Mr. Delaney said he strongly supports a new employee wage classification system. "We tried to do it years ago," said the former selectman, "but I think that type of business, in fairness to all the voters, should be on the annual town meeting."
Ms. Rose said that in general she would agree that important issues should not be taken up at special town meetings. By way of explanation she said the plan is long overdue and she does not expect it to generate any controversy. She also said that approving a new classification plan would greatly help town officials in preparing the FY 09 budget that will be presented to voters at the annual town meeting. "It just seemed to make sense," said Ms. Rose.
As for the county article, Ms. Rose said the selectmen placed the request on the warrant because county officials asked. She said that does not guarantee any action. "We are very good at tabling things," she said, describing the habits of town voters.

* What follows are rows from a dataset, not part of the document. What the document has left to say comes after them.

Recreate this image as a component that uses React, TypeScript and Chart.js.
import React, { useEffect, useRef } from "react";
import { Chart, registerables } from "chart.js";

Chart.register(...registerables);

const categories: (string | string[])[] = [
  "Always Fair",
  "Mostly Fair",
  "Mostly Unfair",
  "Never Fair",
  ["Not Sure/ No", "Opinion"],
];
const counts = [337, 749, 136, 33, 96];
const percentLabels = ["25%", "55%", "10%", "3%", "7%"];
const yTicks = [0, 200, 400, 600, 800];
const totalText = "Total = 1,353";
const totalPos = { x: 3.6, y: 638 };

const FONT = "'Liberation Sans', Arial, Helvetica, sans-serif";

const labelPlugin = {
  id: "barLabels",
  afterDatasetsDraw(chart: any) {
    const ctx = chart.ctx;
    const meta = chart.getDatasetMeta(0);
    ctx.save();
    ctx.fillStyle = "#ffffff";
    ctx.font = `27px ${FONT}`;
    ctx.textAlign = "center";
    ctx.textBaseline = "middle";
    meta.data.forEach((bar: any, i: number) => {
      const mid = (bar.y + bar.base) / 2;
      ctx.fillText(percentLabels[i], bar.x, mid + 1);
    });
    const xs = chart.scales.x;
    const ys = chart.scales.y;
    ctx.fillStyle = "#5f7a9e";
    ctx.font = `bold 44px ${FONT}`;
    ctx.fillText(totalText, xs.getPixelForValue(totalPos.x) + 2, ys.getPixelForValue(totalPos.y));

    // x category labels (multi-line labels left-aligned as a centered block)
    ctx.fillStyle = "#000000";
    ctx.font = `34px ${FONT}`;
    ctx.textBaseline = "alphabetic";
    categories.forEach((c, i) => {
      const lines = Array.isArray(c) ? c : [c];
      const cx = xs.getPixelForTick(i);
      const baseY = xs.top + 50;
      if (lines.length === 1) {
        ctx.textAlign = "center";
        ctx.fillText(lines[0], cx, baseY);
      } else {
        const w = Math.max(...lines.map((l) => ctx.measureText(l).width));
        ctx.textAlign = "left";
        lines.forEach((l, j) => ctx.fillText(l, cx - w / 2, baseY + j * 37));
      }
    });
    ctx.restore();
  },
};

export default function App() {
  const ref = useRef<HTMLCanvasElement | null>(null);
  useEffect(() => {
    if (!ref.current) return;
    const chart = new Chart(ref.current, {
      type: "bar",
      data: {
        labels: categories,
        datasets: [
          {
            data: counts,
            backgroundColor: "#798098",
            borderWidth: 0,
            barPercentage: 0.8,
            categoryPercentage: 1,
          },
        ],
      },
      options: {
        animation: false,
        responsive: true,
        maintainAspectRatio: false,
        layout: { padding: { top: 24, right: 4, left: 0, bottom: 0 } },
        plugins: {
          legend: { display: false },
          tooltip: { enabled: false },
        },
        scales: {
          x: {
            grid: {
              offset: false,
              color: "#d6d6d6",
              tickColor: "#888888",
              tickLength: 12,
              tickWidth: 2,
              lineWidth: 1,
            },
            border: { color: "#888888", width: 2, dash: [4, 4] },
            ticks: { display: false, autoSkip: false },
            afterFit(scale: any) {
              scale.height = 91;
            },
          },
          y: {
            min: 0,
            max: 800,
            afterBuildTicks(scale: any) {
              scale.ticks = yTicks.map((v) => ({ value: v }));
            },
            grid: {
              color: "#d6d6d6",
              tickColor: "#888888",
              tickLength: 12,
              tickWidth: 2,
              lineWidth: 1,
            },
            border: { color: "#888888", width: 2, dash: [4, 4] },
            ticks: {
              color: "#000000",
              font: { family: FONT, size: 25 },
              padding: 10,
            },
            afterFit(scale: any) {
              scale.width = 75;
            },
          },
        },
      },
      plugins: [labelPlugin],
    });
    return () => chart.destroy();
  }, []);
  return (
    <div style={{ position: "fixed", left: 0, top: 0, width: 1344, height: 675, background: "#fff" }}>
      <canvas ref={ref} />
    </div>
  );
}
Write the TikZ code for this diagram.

Selectman Jim Newman agreed with Ms. Rose that action on the compensation plan would help the budget process and go along with the effort to overhaul town government. He said the guidelines are not set in stone and can be changed. "We have been talking about this for a long time and I think we need to get everything organized," he said, "not just talk about it as we have done."
Mr. Newman said he would push to have the county article split among the three programs. He said he supports the county's health care access program and wants to support it.
Money matters including outstanding bills and an oversight dating back to the 2007 annual town meeting take up the majority of the town meeting warrant.
Additional money articles include a request that the town take $47,480 from free cash to fund the fiscal year 2008 operating budget; a request to use $12,000 in Community Preservation Housing Reserve funds for predevelopment expenses at the Church Street number two resident homesite; and a request to allocate $20,300 from community preservation funds for expenses associated with a town center affordable housing proposal.
The town housing committee will ask voters to approve the use of a portion of the town center parcel for the development of up to four units of rental housing.